*Task prompt*: Check each line of the material below for "matplotlib", then copy the ones that contain it.

»»

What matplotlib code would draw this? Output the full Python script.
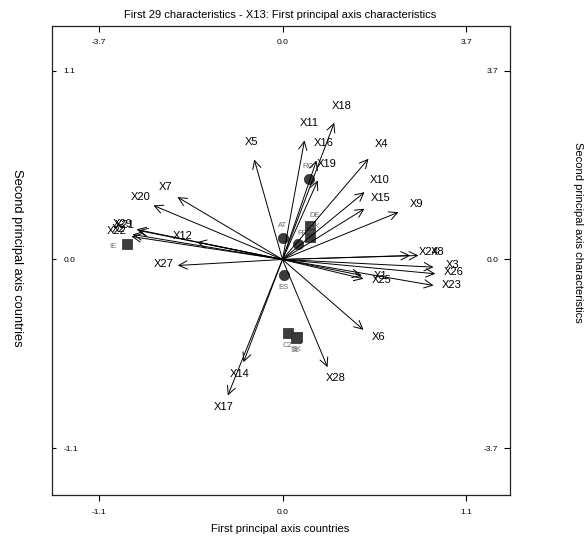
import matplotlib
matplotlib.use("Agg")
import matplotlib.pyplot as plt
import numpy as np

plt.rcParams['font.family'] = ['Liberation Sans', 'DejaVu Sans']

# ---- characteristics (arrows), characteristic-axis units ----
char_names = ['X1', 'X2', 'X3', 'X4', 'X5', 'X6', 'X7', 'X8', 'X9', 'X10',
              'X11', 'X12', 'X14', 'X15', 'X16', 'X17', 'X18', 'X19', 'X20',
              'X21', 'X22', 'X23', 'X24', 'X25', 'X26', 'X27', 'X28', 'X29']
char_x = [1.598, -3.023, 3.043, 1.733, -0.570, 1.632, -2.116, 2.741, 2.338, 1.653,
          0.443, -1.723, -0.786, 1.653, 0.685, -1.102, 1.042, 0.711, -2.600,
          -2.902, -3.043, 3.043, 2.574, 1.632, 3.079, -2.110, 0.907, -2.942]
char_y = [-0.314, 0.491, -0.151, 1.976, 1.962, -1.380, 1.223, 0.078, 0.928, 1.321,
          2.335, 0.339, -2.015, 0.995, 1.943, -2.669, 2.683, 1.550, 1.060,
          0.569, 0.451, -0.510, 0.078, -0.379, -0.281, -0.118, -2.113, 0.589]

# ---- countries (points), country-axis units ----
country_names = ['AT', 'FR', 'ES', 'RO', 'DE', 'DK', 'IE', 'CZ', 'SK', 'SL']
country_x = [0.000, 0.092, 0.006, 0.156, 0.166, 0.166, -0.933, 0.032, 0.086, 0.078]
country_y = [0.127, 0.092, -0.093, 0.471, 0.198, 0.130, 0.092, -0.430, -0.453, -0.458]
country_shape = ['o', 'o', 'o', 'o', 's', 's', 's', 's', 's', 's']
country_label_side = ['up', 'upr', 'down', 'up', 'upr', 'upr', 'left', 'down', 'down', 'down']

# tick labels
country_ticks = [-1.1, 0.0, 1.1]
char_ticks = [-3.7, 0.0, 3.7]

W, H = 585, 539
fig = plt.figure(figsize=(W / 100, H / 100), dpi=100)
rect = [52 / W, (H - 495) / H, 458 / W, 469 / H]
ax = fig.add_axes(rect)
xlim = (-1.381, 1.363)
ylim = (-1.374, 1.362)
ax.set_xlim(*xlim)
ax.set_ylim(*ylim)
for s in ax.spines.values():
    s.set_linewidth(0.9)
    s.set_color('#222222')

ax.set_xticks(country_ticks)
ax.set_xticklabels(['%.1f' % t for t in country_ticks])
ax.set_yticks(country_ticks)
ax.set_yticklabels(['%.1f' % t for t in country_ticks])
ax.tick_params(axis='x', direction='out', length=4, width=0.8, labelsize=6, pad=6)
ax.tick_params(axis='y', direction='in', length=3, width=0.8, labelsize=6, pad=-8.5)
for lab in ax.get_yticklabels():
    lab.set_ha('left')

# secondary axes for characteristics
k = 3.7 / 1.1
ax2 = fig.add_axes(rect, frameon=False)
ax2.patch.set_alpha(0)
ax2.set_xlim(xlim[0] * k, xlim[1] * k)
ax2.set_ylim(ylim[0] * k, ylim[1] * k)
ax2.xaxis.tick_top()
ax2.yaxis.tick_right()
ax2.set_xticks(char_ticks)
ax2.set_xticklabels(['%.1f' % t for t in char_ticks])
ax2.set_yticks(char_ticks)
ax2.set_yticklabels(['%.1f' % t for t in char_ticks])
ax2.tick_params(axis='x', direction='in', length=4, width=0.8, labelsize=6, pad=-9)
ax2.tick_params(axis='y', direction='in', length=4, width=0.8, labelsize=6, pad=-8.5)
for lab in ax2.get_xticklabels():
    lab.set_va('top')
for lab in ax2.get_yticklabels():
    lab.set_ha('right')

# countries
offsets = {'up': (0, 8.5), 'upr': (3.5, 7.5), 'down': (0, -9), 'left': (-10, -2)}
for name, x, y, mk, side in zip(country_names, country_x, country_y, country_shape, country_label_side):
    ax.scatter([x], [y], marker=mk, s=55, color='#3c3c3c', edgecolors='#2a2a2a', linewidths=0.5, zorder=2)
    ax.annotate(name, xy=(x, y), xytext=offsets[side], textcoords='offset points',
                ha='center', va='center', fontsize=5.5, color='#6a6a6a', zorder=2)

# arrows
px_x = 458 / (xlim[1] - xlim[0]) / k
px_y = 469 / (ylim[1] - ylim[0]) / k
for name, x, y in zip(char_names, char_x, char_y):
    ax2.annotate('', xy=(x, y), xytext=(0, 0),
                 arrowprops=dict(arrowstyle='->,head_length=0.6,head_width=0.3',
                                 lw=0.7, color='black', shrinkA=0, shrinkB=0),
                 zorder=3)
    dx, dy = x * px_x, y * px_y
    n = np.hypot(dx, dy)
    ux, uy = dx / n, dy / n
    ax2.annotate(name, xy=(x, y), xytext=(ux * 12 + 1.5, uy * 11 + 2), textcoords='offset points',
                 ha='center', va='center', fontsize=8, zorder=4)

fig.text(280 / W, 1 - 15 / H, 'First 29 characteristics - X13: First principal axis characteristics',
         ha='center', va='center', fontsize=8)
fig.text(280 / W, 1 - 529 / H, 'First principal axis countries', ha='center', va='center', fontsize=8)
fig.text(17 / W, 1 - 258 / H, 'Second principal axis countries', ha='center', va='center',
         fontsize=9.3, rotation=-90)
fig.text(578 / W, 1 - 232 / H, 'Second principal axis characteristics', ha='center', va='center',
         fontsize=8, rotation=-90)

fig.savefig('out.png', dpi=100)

««

*Response to the exercise*:
What matplotlib code would draw this? Output the full Python script.
import matplotlib
matplotlib.use("Agg")
import matplotlib.pyplot as plt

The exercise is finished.